- **Supplied records**:
==*==
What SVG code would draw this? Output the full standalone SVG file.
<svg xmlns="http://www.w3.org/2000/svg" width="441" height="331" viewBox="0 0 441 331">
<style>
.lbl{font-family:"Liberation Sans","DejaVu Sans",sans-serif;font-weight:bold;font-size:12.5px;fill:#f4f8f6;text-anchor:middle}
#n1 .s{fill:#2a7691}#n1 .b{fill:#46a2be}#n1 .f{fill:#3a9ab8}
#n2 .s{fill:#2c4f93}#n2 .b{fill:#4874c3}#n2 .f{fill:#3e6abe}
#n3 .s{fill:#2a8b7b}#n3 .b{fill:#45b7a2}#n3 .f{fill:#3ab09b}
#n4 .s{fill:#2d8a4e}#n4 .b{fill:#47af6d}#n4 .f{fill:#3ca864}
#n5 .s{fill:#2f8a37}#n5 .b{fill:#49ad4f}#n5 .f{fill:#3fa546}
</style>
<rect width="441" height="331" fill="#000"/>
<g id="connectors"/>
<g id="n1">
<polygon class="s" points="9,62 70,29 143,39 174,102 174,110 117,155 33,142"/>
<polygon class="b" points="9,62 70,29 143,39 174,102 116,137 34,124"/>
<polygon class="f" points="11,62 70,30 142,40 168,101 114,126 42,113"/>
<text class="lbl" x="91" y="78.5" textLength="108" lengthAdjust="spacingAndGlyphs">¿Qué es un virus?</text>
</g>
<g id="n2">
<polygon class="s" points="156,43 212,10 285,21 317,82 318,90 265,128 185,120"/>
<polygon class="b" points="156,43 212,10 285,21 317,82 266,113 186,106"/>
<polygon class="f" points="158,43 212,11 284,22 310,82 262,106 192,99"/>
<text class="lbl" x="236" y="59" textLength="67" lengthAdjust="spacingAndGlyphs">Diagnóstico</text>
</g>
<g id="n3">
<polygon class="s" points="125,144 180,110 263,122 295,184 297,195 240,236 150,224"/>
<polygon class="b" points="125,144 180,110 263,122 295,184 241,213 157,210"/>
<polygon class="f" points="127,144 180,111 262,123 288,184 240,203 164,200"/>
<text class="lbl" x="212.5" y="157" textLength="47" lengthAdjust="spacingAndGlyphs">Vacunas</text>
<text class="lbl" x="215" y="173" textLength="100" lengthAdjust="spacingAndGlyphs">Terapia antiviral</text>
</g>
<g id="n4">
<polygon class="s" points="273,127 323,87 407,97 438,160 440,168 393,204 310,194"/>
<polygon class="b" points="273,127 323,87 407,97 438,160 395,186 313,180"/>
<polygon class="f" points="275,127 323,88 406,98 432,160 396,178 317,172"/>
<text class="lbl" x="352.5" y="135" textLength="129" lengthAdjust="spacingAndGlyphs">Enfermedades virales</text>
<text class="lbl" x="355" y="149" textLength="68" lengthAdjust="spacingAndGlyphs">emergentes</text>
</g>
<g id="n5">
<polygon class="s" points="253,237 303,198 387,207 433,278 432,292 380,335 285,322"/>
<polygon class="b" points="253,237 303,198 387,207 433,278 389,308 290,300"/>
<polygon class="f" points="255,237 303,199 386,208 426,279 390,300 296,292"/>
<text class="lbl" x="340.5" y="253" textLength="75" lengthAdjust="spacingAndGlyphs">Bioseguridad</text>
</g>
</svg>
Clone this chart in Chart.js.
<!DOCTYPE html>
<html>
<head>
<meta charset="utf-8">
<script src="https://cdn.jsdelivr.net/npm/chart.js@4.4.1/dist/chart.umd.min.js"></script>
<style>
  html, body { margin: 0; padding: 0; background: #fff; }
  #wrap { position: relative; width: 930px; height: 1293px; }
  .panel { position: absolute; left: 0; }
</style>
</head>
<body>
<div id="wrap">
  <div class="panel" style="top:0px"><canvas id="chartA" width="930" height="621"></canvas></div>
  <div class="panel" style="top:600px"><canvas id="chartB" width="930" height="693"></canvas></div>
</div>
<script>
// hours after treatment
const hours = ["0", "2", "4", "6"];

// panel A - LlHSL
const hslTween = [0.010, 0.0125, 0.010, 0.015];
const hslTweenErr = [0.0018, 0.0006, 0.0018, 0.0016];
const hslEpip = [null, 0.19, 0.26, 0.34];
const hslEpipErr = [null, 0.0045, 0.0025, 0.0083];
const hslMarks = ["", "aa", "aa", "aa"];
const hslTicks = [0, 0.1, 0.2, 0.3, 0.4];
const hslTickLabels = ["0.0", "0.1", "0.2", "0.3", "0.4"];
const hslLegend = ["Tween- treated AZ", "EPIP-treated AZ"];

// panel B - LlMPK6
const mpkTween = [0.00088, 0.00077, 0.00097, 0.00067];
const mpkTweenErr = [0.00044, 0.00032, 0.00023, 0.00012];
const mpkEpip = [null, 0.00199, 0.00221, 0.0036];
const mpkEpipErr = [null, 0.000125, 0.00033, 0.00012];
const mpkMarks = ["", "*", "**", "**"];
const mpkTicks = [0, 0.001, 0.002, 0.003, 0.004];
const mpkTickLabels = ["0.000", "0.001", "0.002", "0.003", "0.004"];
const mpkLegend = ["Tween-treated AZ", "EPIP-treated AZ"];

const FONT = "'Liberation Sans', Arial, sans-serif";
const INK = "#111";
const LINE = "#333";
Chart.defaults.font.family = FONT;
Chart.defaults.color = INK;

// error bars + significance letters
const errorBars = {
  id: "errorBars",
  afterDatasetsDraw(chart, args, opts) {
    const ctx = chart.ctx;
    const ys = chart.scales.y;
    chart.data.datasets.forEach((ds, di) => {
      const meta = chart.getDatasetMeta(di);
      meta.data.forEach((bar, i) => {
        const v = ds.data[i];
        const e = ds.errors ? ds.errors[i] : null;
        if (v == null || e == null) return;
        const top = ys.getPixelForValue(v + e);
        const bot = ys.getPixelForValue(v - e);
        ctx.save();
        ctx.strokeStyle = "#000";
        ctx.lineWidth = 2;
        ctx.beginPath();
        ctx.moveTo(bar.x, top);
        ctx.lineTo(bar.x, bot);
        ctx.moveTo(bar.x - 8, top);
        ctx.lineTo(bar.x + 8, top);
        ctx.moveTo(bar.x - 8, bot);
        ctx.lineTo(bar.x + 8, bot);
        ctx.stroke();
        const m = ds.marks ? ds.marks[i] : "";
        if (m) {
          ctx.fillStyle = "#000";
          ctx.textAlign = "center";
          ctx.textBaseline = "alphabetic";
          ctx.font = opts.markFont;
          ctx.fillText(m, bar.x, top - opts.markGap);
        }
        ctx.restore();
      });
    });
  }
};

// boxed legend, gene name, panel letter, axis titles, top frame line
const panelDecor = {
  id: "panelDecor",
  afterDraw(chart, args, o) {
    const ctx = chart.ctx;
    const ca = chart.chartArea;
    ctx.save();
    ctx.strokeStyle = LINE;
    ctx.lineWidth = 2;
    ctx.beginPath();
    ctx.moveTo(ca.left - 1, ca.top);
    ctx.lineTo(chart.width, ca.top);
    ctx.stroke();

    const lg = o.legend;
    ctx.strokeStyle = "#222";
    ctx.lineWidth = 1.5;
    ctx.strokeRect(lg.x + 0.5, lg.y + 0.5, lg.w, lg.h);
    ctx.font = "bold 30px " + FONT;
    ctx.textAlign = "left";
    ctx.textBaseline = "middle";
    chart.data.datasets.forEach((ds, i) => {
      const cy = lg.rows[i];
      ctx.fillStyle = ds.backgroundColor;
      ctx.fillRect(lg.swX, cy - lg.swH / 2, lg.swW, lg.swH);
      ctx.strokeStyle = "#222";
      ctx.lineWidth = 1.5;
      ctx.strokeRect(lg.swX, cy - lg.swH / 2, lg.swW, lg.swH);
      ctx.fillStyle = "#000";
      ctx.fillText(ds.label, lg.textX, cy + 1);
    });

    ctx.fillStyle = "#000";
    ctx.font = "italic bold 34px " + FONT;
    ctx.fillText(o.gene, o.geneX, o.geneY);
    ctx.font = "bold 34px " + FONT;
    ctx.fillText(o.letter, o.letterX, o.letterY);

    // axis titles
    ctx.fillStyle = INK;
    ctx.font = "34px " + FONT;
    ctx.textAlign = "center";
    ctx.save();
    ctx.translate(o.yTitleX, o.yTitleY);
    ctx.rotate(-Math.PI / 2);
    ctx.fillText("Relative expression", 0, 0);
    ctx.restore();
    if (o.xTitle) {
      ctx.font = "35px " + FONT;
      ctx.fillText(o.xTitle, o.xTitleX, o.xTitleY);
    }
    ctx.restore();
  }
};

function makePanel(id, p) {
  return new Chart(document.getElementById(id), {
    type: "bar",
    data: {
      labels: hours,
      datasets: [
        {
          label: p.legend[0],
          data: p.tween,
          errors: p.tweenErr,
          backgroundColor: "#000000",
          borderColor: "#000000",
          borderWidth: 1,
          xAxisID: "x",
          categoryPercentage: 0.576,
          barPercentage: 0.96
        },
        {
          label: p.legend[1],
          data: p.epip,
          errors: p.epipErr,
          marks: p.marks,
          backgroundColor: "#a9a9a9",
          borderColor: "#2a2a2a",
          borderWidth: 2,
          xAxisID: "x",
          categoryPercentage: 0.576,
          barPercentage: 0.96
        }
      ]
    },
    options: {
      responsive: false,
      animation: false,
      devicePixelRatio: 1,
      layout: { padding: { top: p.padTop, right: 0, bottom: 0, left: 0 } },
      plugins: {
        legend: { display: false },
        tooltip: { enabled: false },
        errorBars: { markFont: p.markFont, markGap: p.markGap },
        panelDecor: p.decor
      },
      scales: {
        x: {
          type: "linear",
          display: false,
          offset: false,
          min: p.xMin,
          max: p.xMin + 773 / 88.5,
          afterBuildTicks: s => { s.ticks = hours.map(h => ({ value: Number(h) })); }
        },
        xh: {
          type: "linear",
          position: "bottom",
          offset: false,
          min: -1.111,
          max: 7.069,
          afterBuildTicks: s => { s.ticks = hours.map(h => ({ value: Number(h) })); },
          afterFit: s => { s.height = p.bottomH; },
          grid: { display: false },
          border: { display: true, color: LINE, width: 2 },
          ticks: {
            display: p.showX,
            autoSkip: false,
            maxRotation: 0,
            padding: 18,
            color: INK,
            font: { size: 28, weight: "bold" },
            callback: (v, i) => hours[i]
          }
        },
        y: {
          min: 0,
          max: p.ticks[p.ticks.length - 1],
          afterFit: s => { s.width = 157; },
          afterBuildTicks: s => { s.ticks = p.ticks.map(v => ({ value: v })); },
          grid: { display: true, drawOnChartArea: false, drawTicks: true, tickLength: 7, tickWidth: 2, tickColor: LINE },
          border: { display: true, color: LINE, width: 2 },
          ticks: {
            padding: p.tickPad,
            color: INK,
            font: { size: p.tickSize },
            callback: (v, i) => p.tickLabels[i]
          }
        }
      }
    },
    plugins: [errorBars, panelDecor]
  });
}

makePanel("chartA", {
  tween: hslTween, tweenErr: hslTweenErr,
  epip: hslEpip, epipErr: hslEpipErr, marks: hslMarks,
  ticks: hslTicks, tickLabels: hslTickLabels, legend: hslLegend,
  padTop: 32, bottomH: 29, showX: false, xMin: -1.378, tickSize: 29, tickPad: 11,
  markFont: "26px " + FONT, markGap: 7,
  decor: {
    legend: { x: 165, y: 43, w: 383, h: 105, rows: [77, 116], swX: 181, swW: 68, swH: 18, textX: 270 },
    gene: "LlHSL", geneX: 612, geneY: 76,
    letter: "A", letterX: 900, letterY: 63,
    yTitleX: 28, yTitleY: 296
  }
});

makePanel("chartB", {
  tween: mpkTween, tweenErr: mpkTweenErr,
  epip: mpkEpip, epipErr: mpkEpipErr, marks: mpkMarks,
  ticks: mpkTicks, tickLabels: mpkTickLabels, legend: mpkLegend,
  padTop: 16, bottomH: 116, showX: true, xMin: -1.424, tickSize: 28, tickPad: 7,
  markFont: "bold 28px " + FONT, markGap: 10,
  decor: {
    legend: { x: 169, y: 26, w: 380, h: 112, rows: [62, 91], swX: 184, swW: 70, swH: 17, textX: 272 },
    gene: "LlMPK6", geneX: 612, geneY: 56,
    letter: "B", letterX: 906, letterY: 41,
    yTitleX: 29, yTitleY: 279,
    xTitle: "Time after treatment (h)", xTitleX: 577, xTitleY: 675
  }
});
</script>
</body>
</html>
==*==
- **What you will do**: Lines of the material that contain the word "this" are to be gathered.

- **Correct answer**:
What SVG code would draw this? Output the full standalone SVG file.
Clone this chart in Chart.js.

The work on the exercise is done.